This is not a typical Chicago story.
In this story no one gets shot; no one cries; no one goes to jail.
No, this is a story about a city that is gentler than the chaotic image that emerged from CNN’s “Chicagoland.”
In 2006, Norine Williams came to me with a desperate plea. She and her husband had lost their jobs and their son’s tuition at De La Salle was way past due.
Although I could sympathize with Williams’ plight, it was really her personal problem. After all, lots of parents can’t afford to even think about sending a son to the prestigious Catholic high school.
But Williams wasn’t too proud to plead.
Her son, Vonzell Coleman Jr., had a 4.6 grade-point average and deserved the chance to attend a school where he didn’t have to worry about safety or gangs or nonsense, she said.
If she could just get her story out there, she knew the good-hearted would respond.
She was right.
After reading about Coleman, Sun-Times readers contributed enough money to pay the teen’s past-due tuition, and that helped him stay at De La Salle and to ultimately earn a college scholarship.
Over the years, Williams has kept me apprised of her son’s progress: “Vonzell traveled to Tanzania for a community-service project; Vonzell graduated from De La Salle with honors and earned a four-year scholarship.”
On Friday, I got another call from Williams. She was bursting with excitement.
“I just want your readers to know that Vonzell is graduating from the University of Wisconsin-Madison on May 17,” she told me.
Things also had improved for Williams.
She and her husband are working and were able to send Coleman money throughout his college years. In the interim, another son also graduated from college.
“I have two college graduates, and that has elevated our whole family. Because my sons have done what they were supposed to do, we can all do what we need to do as a family, and nobody is pulling anybody else down,” Williams said.
As for Coleman, he said the college experience was surreal.
“Going through high school, you are told that college is coming up and how fast it will go by, but you don’t internalize it until you get to this point,” he said.
“The support that I got in high school was amazing, and I definitely appreciated it. Those people who supported me, they can rest assured that their money and their contributions paid off well for me,” Coleman said.
Today, there are many crowdfunding websites where people can raise funds.
But just eight years ago, Williams didn’t know where the money could possibly come from to pay her past-due tuition bill.
She swallowed her pride and reached out to the city for help.
In doing so, Williams opened my eyes and showed me there are more caring Chicagoans than there are haters.
Since then, readers of this column have stepped up to help other college bound students.
Last year, you contributed $22,000 to help Jason Roberts attend the University of Pennsylvania.
In 2012, you also contributed more than $18,000 to help Byron Pickett pay tuition at Berklee College of Music in Boston.

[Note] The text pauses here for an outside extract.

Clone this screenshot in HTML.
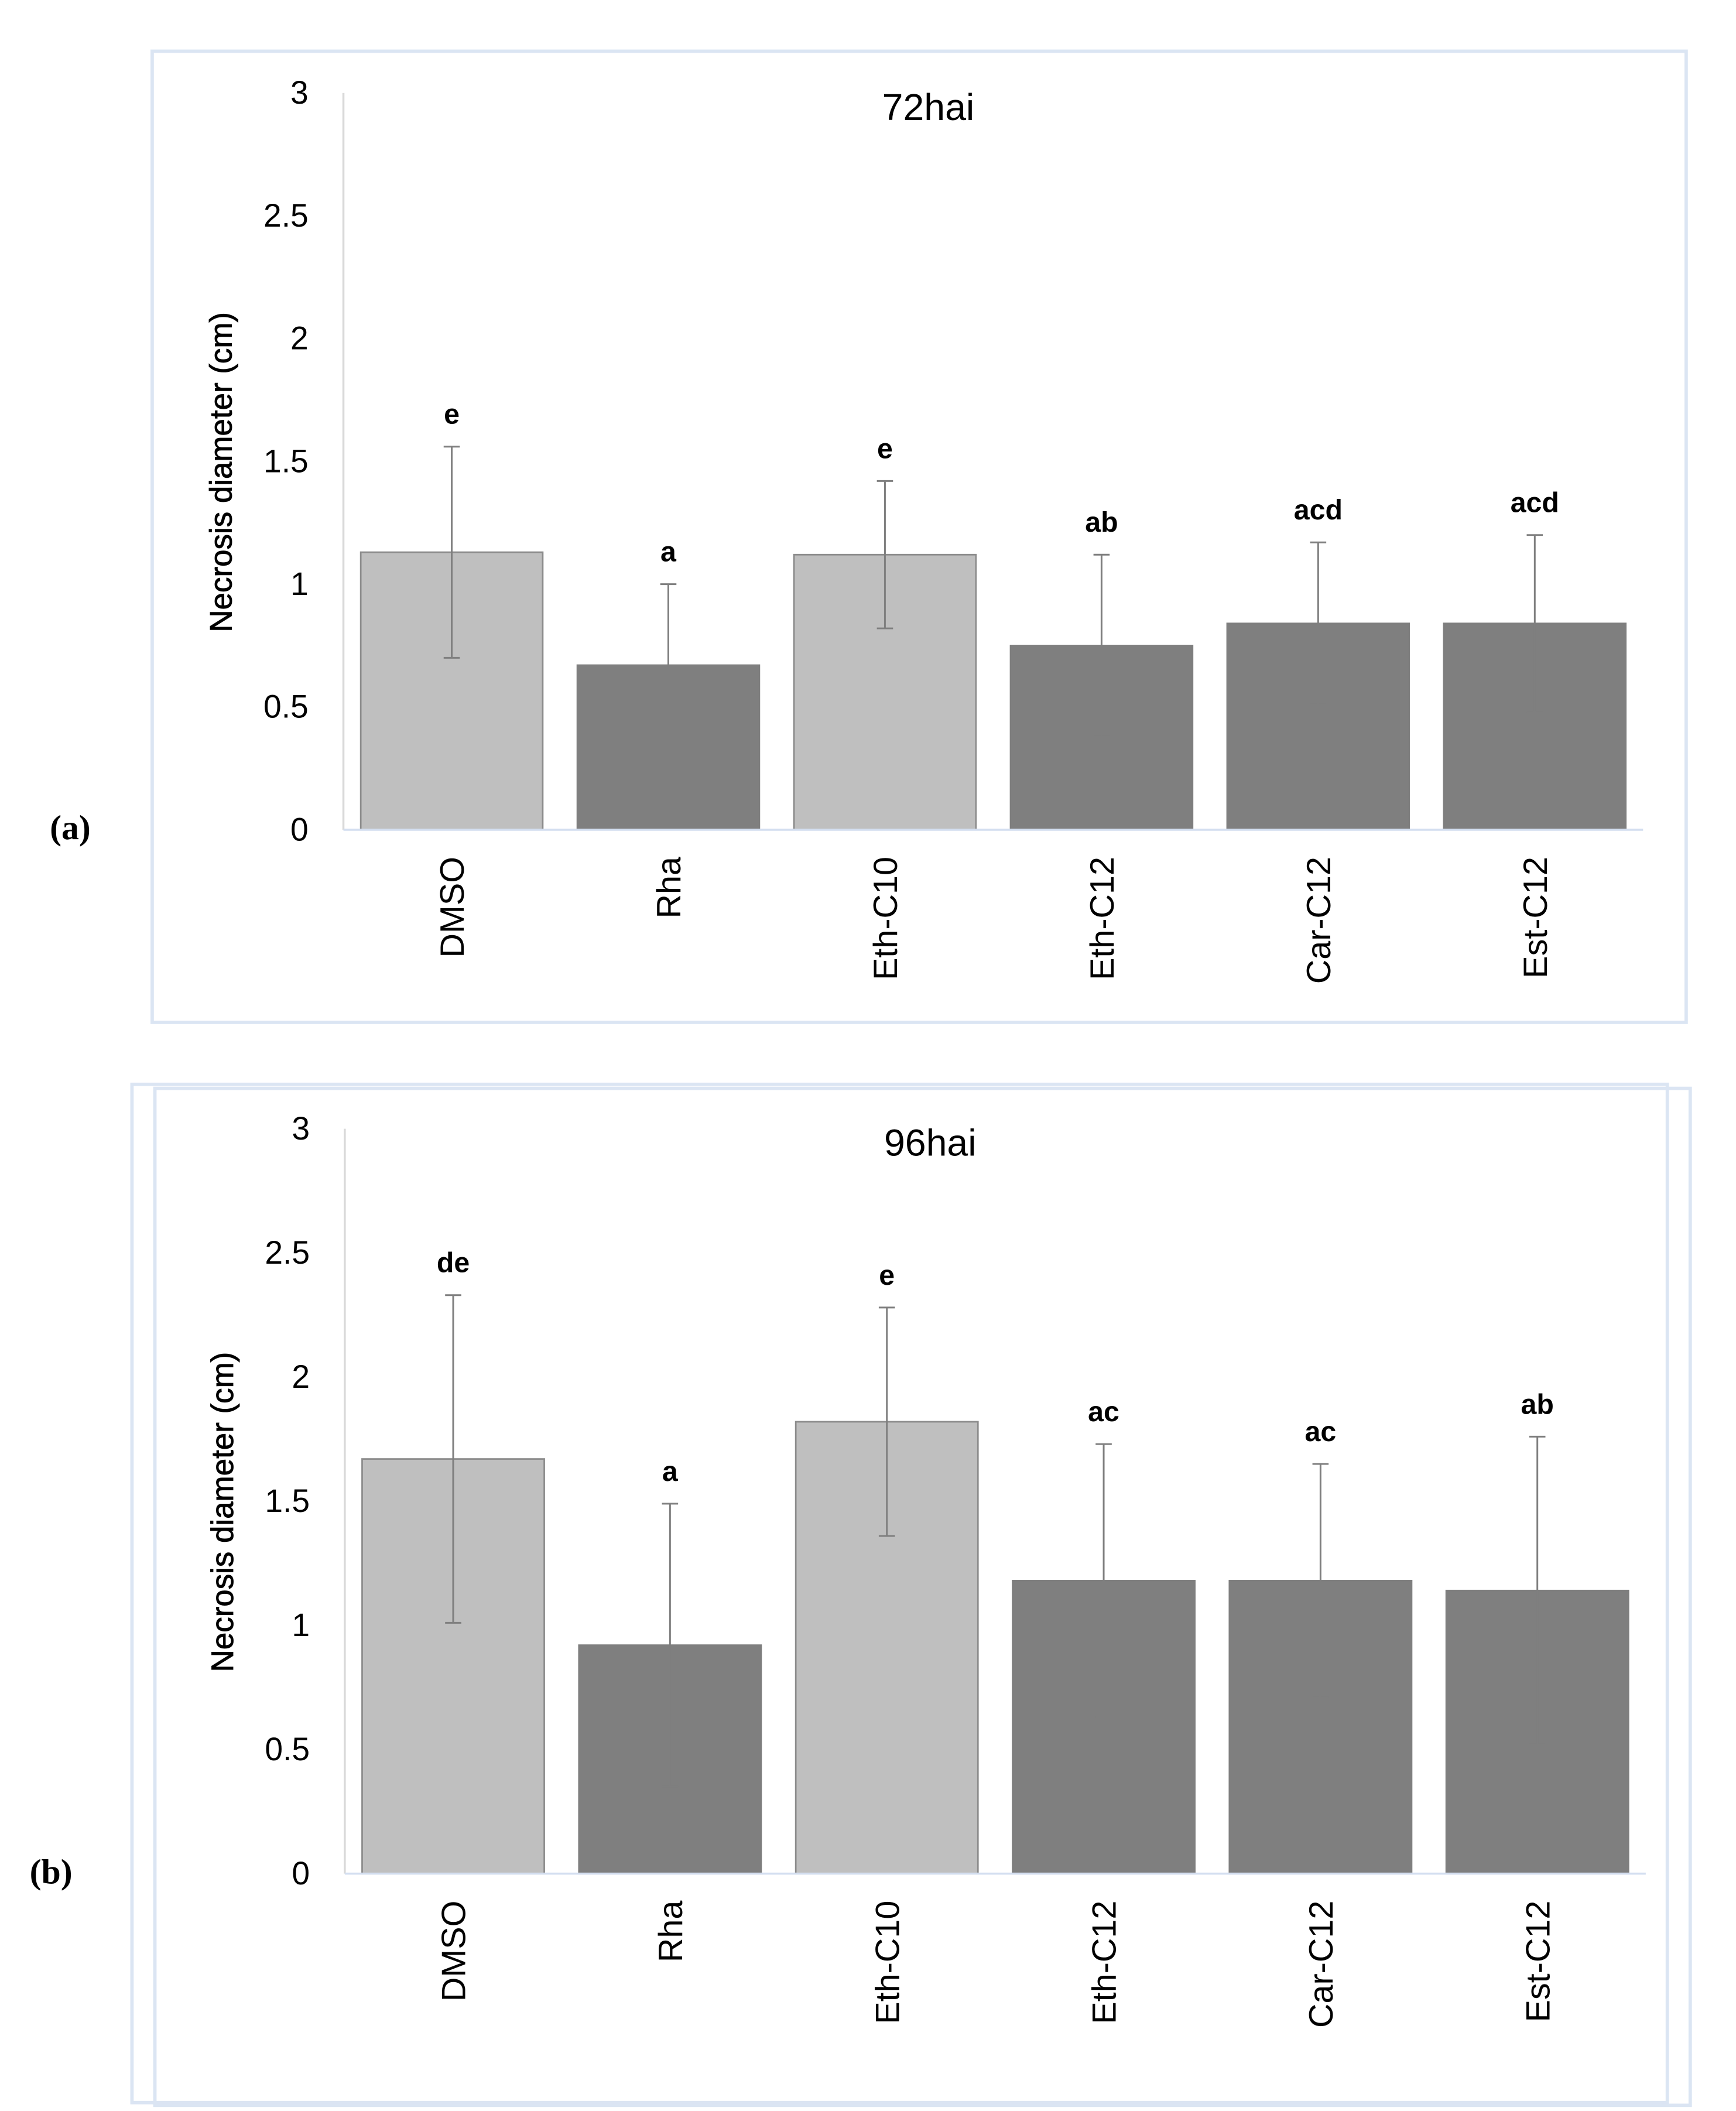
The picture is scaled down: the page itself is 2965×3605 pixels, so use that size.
<!DOCTYPE html>
<html><head><meta charset="utf-8"><style>
html,body{margin:0;padding:0;background:#fff;}
svg{display:block;}
text{font-family:"Liberation Sans",sans-serif;}
</style></head><body>
<svg id="fig" width="2965" height="3605" viewBox="0 0 1289 1567.2" xmlns="http://www.w3.org/2000/svg">
<rect x="113" y="38" width="1139" height="721" fill="none" stroke="#dbe5f3" stroke-width="2.5"/>
<rect x="98" y="805" width="1140" height="756" fill="none" stroke="#dbe5f3" stroke-width="2.5"/>
<rect x="115" y="808" width="1140" height="755" fill="none" stroke="#dbe5f3" stroke-width="2.5"/>
<text x="37" y="623" font-weight="bold" font-size="26" style="font-family:'Liberation Serif',serif">(a)</text>
<text x="22" y="1398" font-weight="bold" font-size="26" style="font-family:'Liberation Serif',serif">(b)</text>
<g id="ga"></g><g id="gb"></g>
</svg>
<script>
const categories=["DMSO","Rha","Eth-C10","Eth-C12","Car-C12","Est-C12"];
const lightBars=[true,false,true,false,false,false];
const yTicks=[0,0.5,1,1.5,2,2.5,3];
const yTickLabels=["0","0.5","1","1.5","2","2.5","3"];
const valuesA=[1.13,0.67,1.12,0.75,0.84,0.84];
const errorsA=[0.43,0.33,0.30,0.37,0.33,0.36];
const lettersA=["e","a","e","ab","acd","acd"];
const valuesB=[1.67,0.92,1.82,1.18,1.18,1.14];
const errorsB=[0.66,0.57,0.46,0.55,0.47,0.62];
const lettersB=["de","a","e","ac","ac","ab"];
const NS="http://www.w3.org/2000/svg";
function mk(g,tag,attrs){const e=document.createElementNS(NS,tag);for(const k in attrs)e.setAttribute(k,attrs[k]);g.appendChild(e);return e;}
function drawPanel(gid,title,vals,errs,letters,x0,x1,y0,y3,p){
  const g=document.getElementById(gid);
  const ys=v=>y0-(y0-y3)*v/3;
  const bw=(x1-x0)/categories.length;
  const xc=i=>x0+bw*(i+0.5);
  let l=mk(g,'line',{x1:x0,x2:x0,y1:y3,y2:y0,stroke:'#d9d9d9','stroke-width':1.5});
  
  
  yTicks.forEach((t,i)=>{const tx=mk(g,'text',{x:x0-26,y:ys(t)+8,'text-anchor':'end','font-size':24,fill:'#000'});tx.textContent=yTickLabels[i];
    
    });
  const yt=mk(g,'text',{transform:`translate(${x0-83},${(y0+y3)/2+8}) rotate(-90)`,'text-anchor':'middle','font-size':23,fill:'#000','stroke':'#000','stroke-width':0.4});
  yt.textContent='Necrosis diameter (cm)';
  
  
  const tt=mk(g,'text',{x:(x0+x1)/2-(x1-x0)*0.05,y:y3+20,'text-anchor':'middle','font-size':28,fill:'#000'});
  tt.textContent=title;
  
  
  categories.forEach((c,i)=>{
    const w=bw*0.84, x=xc(i)-w/2, top=ys(vals[i]);
    const r=mk(g,'rect',{x:x,y:top,width:w,height:y0-top,fill:lightBars[i]?'#bfbfbf':'#7f7f7f',stroke:lightBars[i]?'#8c8c8c':'#7f7f7f','stroke-width':1.2});
    
    
    const eh=ys(vals[i]+errs[i]), el=ys(vals[i]-errs[i]);
    const e=mk(g,'path',{d:`M${xc(i)},${eh}V${el}M${xc(i)-6},${eh}H${xc(i)+6}M${xc(i)-6},${el}H${xc(i)+6}`,stroke:'#7f7f7f','stroke-width':1.3,fill:'none'});
    
    
    const lt=mk(g,'text',{x:xc(i),y:eh-17,'text-anchor':'middle','font-size':21,'font-weight':'bold',fill:'#000'});
    lt.textContent=letters[i];
    
    
    const cl=mk(g,'text',{transform:`translate(${xc(i)+9},${y0+20}) rotate(-90)`,'text-anchor':'end','font-size':25,fill:'#000'});
    cl.textContent=c;
    
    
  });
  const xa=mk(g,'line',{x1:x0,x2:x1,y1:y0,y2:y0,stroke:'#d3def0','stroke-width':1.5});
  
  
}
drawPanel('ga','72hai',valuesA,errorsA,lettersA,255,1220,616,69,'a');
drawPanel('gb','96hai',valuesB,errorsB,lettersB,256,1222,1391,838,'b');
</script>
</body></html>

The compassion readers showed these young men was an affirmation that there are enough people of goodwill in this city to solve our most difficult problems, including ending the violence.
After graduation, Coleman is hoping to come home and find a job as a financial consultant.
“I keep up with the news about Chicago on the Internet, and it is usually about shootings and failing schools,” he said.
“If I can serve as that star in the dark sky, that would be good.”